怪不得她刚才觉得有点奇怪,宋夏拉着她一路过来,手就像没事人一样,而且也没看见有任何包扎过的痕迹!可是,这怎么可能?!半个小时前还是一副血流不止的模样,现在怎么可能完好如初???
“怎、怎么会这样?”海伦一脸的不可置信,这有违常理的一幕让她的心海陡然间掀起了巨浪,久久不能平息。
“我说了,是你看错了。”
“不,不可能!我刚才明明看见你的手受伤了,我的眼睛绝不可能出错。”似乎从自己的话里找到了凭依,海伦稍稍让自己平静一下,“我刚刚在拍摄你们胜利回营的画面,关于你的特写就在我的摄像机里存着,如果想要证明,我现在就可以找给你看。”
宋夏沉默,眼睛里似有挣扎,整个人的气息时而阴沉时而可怖。但海伦却顾不上心悸,这件事实在是太诡异了,她一定得把它弄清楚!想着,她急切的问:“宋上校,你是不是有什么难言之隐?是不是生什么怪病了?宁少尉他知道吗?他给你看过了吗?”
宋夏仍旧沉默,海伦一心急,就要拉着宋夏回去找宁夭,“不管你的身体出什么问题了,宁少尉医术那么好,一定有办法的,你跟我回去,我们去找他……”
然而海伦的话说不到一半就被宋夏打断,她的脖子蓦地被宋夏掐住,痛苦的难以呼吸。而后宋夏手一甩,把她牢牢的抵在旁边的树干上,欺身压近,低哑着嗓子,一字一顿的说:“不、可、以。”
海伦看着近在咫尺的宋夏的脸,看着那双被杀气浸染的眸子,死亡的恐惧逐渐攀上心头。她奋力挣扎着,不光光呼吸困难,宋夏力道太大,让她觉得自己的脖子都快被他拧断了。
她喊不出话来,然而慌乱中踹了宋夏一脚。宋夏吃痛,然而猛然清醒,那杀意便仿佛融雪般瞬间消散,掐着海伦的手也下意识的松开。
“咳、咳……”终于死里逃生的海伦捂着自己的脖子,顺着树干跌坐在地上,猛烈的咳嗽着,大口大口的呼吸着新鲜空气。而宋夏却看看她,又看看自己的手,脸色煞白,眼睛里含着痛苦的神色,后退了一步。

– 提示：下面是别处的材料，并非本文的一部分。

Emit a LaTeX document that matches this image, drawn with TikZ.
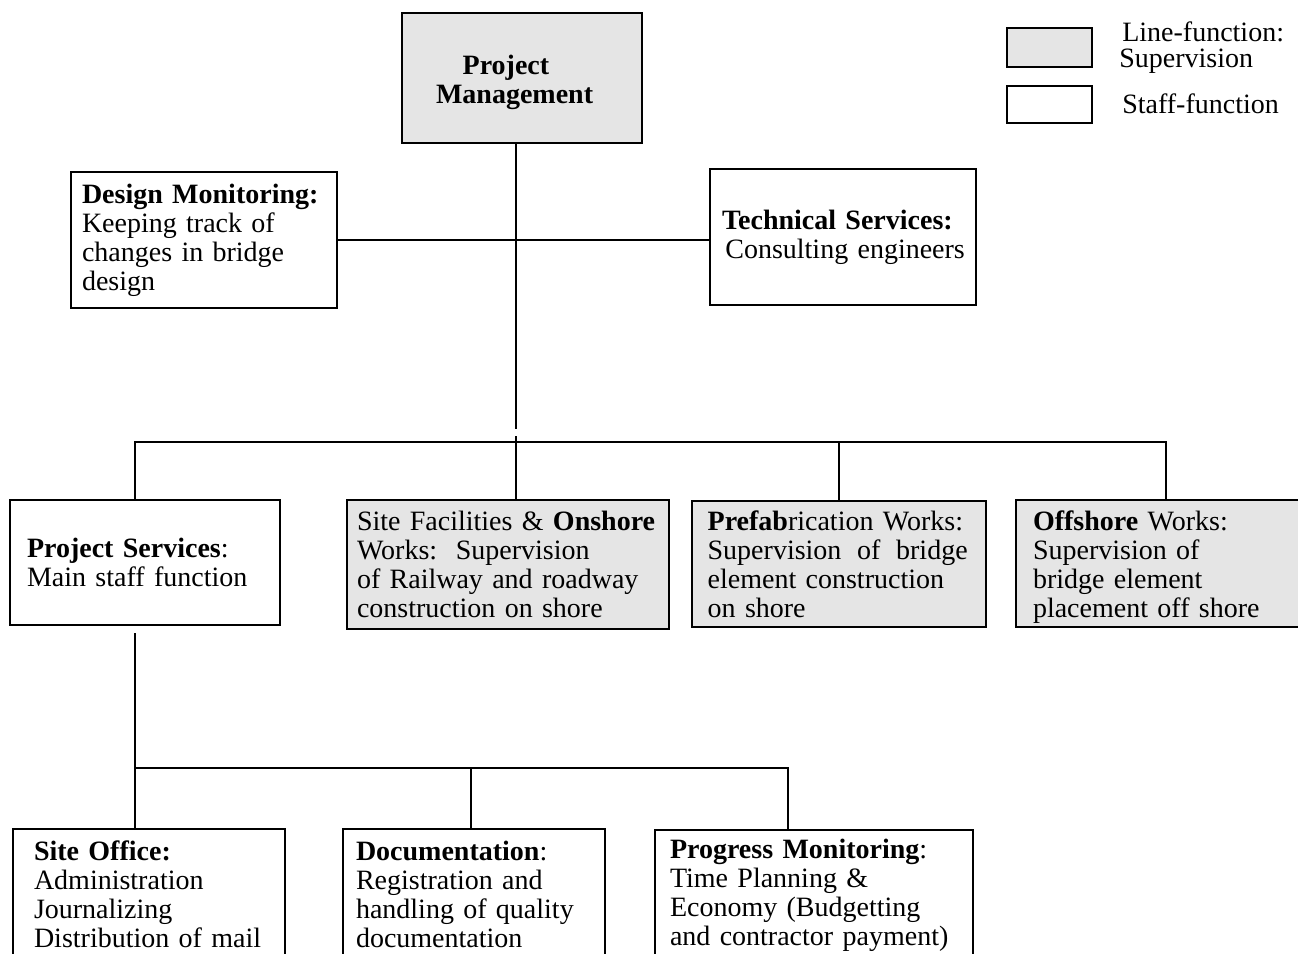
\documentclass[tikz,border=0pt]{standalone}
\usepackage{fontspec}
\setmainfont{Liberation Serif}
\begin{document}
\begin{tikzpicture}[x=0.75pt,y=-0.75pt,
  font=\fontsize{21}{21.75}\selectfont,
  box/.style={draw, line width=1.8pt, align=left, inner xsep=0pt, inner ysep=0pt},
  shaded/.style={box, fill=black!10},
  legtext/.style={anchor=base west, inner sep=0pt},
  conn/.style={line width=1.4pt}]
\useasboundingbox (0,0) rectangle (1298,953);

% boxes
\node[shaded, minimum width=180pt, minimum height=97.5pt, text width=129pt] (pm) at (522,78)
  {\rule{0pt}{21pt}\mbox{\textbf{\hspace*{20pt}Project}}\\\mbox{\textbf{Management}}};

\node[shaded, minimum width=63.75pt, minimum height=29.25pt] (lgline) at (1049.5,47.5) {};
\node[box, minimum width=63.75pt, minimum height=27.75pt] (lgstaff) at (1049.5,104.5) {};
\node[legtext] (lgt1) at (1122,41) {Line-function:};
\node[legtext] (lgt2) at (1119,67) {Supervision};
\node[legtext] (lgt3) at (1122,113) {Staff-function};

\node[box, minimum width=199.5pt, minimum height=102pt, text width=183pt] (dm) at (204,240)
  {\mbox{\textbf{Design Monitoring:}}\\\mbox{Keeping track of}\\\mbox{changes in bridge}\\\mbox{design}};
\node[box, minimum width=199.5pt, minimum height=102pt, text width=181.5pt] (ts) at (843,237)
  {\mbox{\textbf{Technical Services:}}\\\mbox{\hspace*{2.5pt}Consulting engineers}};

\node[box, minimum width=202.5pt, minimum height=93.75pt, text width=177pt] (ps) at (145,562.5)
  {\mbox{\textbf{Project Services}:}\\\mbox{Main staff function}};
\node[shaded, minimum width=241.5pt, minimum height=96.75pt, text width=226.5pt] (sf) at (508,564.5)
  {\mbox{Site Facilities \& \textbf{Onshore}}\\\mbox{Works:\ \ Supervision}\\\mbox{of Railway and roadway}\\\mbox{construction on shore}};
\node[shaded, minimum width=220.5pt, minimum height=94.5pt, text width=197pt] (pf) at (839,564)
  {\mbox{\textbf{Prefab}rication Works:}\\\makebox[195pt][l]{Supervision\hfill of\hfill bridge}\\\mbox{element construction}\\\mbox{on shore}};
\node[shaded, minimum width=225pt, minimum height=95.25pt, text width=199.5pt] (os) at (1166,563.5)
  {\rule{0pt}{20pt}\mbox{\textbf{Offshore} Works:}\\\mbox{Supervision of}\\\mbox{bridge element}\\\mbox{placement off shore}};

\node[box, minimum width=204pt, minimum height=97.5pt, text width=172.5pt] (so) at (149,894)
  {\mbox{\textbf{Site Office:}}\\\mbox{Administration}\\\mbox{Journalizing}\\\mbox{Distribution of mail}};
\node[box, minimum width=196.5pt, minimum height=97.5pt, text width=177pt] (doc) at (474,894)
  {\mbox{\textbf{Documentation}:}\\\mbox{Registration and}\\\mbox{handling of quality}\\\mbox{documentation}};
\node[box, minimum width=238.5pt, minimum height=97.5pt, text width=216pt] (pmon) at (814,895)
  {\mbox{\textbf{Progress Monitoring}:}\\\mbox{Time Planning \&}\\\mbox{Economy (Budgetting}\\\mbox{and contractor payment)}};

% connectors
\coordinate (trunkEnd) at (516,429);
\coordinate (trunkResume) at (516,436);
\coordinate (busL) at (135,442);
\coordinate (busR) at (1166,442);
\draw[conn] (pm.south -| trunkEnd) -- (trunkEnd);
\draw[conn] (trunkResume) -- (trunkResume |- sf.north);
\draw[conn] (dm.east) -- (dm.east -| ts.west);
\draw[conn] (busL |- ps.north) -- (busL) -- (busR) -- (os.north);
\draw[conn] (pf.north |- busL) -- (pf.north);

\coordinate (psOut) at (135,633);
\coordinate (bus2L) at (135,768);
\coordinate (bus2R) at (788,768);
\coordinate (docDrop) at (471,768);
\draw[conn] (psOut) -- (bus2L |- so.north);
\draw[conn] (bus2L) -- (bus2R) -- (bus2R |- pmon.north);
\draw[conn] (docDrop) -- (docDrop |- doc.north);
\end{tikzpicture}
\end{document}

又失控了,刚刚差点就失手杀了她……她明明是在关心我,我却……
海伦很快就发现了宋夏的异样,也马上就想到刚刚也许不是出于宋夏的本意,而且宋夏那种痛苦的表情,莫名的……就让她有些揪心,让她的心里油然而生一股冲动,从地上爬起来,劝慰道:“你别自责,我不怪你,真的。”
海伦从没想到自己也有这么一天,苦口婆心的安慰一个差点杀了自己的人,可是看着这样的宋夏,她却怎么也恨不起来。而接下来宋夏说的话,更让她有种心被针刺了的痛感。
“我……求你,你别告诉他……别告诉他。”宋夏一边说,一边摇头。那原本应该属于少年的清澈眼眶,泪水,忽然断了线一样流淌而下。可他的脸仍旧是木然的,也许是太久没有做出过其他的表情,以至于他忘了该怎么正确的笑,正确的哭。
海伦深吸了一口气,胸腔里却感受不到任何的新鲜空气,只有浓郁的酸涩回荡。那个被人说做杀人如麻的宋夏在哭啊,老天爷啊老天爷,你到底是揭开了怎样一个故事给我看?